Lindsay finds her relationship to music and her connection to art very similar. She describes the two practices as being “locked-in”, both with “rhythmic” and “repetitive” qualities After playing piano for thirteen years, she moved over to the guitar, picking it up very quickly with her musical background. She started a punk rock band—The Blowouts—at Columbia in her first year, but since the pandemic began, Lindsay has been focusing on her own music, uploading covers to YouTube. She was discovered by the record label 11:11 Music Group after her cover of Glass Animals’s ‘Heat Waves’ garnered tens of thousands of views. Together, they mixed the cover for Spotify, and it now has over 180,000 plays.
“So that's how that happened—it was just exciting. But other than that, I haven't been dropping a ton of music, so it's funny because I've got like one song on my Spotify.”
Lindsay does have original music on her Soundcloud, both songs having her own cover art designs. During quarantine, when Lindsay was cooped up in her music studio, she reflected on how life had changed drastically at the beginning of her formative college years.

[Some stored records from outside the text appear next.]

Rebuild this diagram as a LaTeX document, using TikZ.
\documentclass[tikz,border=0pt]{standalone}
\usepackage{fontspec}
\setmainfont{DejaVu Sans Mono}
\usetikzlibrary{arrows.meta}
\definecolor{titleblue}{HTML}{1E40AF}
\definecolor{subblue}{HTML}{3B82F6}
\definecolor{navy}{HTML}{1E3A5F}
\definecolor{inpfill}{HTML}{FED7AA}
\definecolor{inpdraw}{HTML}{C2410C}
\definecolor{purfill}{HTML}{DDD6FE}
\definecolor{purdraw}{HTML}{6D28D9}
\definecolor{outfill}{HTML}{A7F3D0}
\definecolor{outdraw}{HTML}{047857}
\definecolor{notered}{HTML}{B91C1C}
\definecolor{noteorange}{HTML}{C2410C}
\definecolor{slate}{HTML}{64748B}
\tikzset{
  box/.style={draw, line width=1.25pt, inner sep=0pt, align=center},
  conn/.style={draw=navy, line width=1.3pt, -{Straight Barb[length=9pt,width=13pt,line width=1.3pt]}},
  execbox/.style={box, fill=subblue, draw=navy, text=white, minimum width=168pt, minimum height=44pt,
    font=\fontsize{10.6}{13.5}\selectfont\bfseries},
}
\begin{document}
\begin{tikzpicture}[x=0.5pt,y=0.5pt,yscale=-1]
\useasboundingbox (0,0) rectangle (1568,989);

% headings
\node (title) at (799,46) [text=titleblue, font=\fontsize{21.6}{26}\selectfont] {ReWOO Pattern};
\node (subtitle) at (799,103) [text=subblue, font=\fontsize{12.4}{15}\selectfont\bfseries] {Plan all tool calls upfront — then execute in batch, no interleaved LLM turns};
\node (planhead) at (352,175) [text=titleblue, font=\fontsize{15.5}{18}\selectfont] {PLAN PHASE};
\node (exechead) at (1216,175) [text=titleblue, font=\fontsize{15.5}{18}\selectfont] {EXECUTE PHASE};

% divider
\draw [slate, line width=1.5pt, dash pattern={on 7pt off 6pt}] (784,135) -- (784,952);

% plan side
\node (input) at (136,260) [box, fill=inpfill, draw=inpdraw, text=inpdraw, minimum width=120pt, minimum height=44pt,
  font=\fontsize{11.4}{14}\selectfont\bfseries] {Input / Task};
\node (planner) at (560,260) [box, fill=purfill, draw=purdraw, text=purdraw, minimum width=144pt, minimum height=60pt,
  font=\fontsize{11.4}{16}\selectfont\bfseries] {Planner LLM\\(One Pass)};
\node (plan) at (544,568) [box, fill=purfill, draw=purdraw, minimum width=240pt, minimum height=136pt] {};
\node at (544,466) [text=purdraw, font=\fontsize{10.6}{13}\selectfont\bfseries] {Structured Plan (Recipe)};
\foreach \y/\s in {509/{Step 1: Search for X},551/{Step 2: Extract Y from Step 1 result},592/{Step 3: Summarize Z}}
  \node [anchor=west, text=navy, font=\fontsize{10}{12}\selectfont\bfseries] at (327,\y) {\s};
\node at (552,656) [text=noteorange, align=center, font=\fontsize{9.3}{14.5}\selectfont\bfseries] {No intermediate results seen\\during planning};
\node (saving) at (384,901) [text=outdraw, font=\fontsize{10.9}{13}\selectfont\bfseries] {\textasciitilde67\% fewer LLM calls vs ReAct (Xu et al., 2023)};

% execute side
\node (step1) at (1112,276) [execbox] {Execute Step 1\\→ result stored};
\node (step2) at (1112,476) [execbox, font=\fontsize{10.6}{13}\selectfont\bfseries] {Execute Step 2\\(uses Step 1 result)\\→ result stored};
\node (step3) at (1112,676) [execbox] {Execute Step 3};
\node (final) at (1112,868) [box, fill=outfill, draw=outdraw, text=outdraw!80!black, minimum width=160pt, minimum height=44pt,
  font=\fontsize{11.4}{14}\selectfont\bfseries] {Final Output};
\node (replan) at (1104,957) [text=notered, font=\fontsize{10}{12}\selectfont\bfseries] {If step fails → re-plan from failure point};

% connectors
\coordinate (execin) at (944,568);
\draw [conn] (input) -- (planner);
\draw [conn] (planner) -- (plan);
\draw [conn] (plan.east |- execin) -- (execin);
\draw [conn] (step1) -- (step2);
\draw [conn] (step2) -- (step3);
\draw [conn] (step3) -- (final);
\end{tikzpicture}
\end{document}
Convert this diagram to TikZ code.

So, with MUSE as an inspiration, she created the alternative rock piece ‘THUNDR.’ Making the song allowed Lindsay to develop her range as a vocalist. When she sang for The Blowouts in a more punk manner, her vocals in her ‘Heat Waves’ cover are soft and dreamy, while in her original songs ‘GHOST’, it’s energetic, and in ‘THUNDR’ it’s moody.
Music was an escape for Lindsay during quarantine, and she felt that the isolation was essential for her creativity and flow. Moving back to New York and experiencing the city opening up again complicated her ability to make music in the same way. “Going insane in my room is the main inspiration for a lot of the art that I made. I didn't have as much of that type of setting [when I moved back here], which I thought I needed to make art. I thought I could only create things if I was locked up somewhere.” Lindsay is currently working on adjusting this attitude, as she realizes that that kind of isolated lifestyle was no longer sustainable. Now, she believes that by giving herself space and time to reflect, “things will come naturally.”
As an artist, Lindsay sees no limits to her creativity. She is often questioned about how she has many artistic endeavors, that it sometimes comes across to others that she has “no idea what the hell [she] want[s] to do” with herself. But Lindsay does have an idea: she hopes to employ her drawing skills as an animator, all while keeping up with her many other artistic practices. To Lindsay, artists shouldn’t feel limited to one area or medium. Inspiration comes in many forms, and ideas need to have the freedom to be executed in a variety of ways. Making art is like an addiction, she tells me, that surpasses any one medium.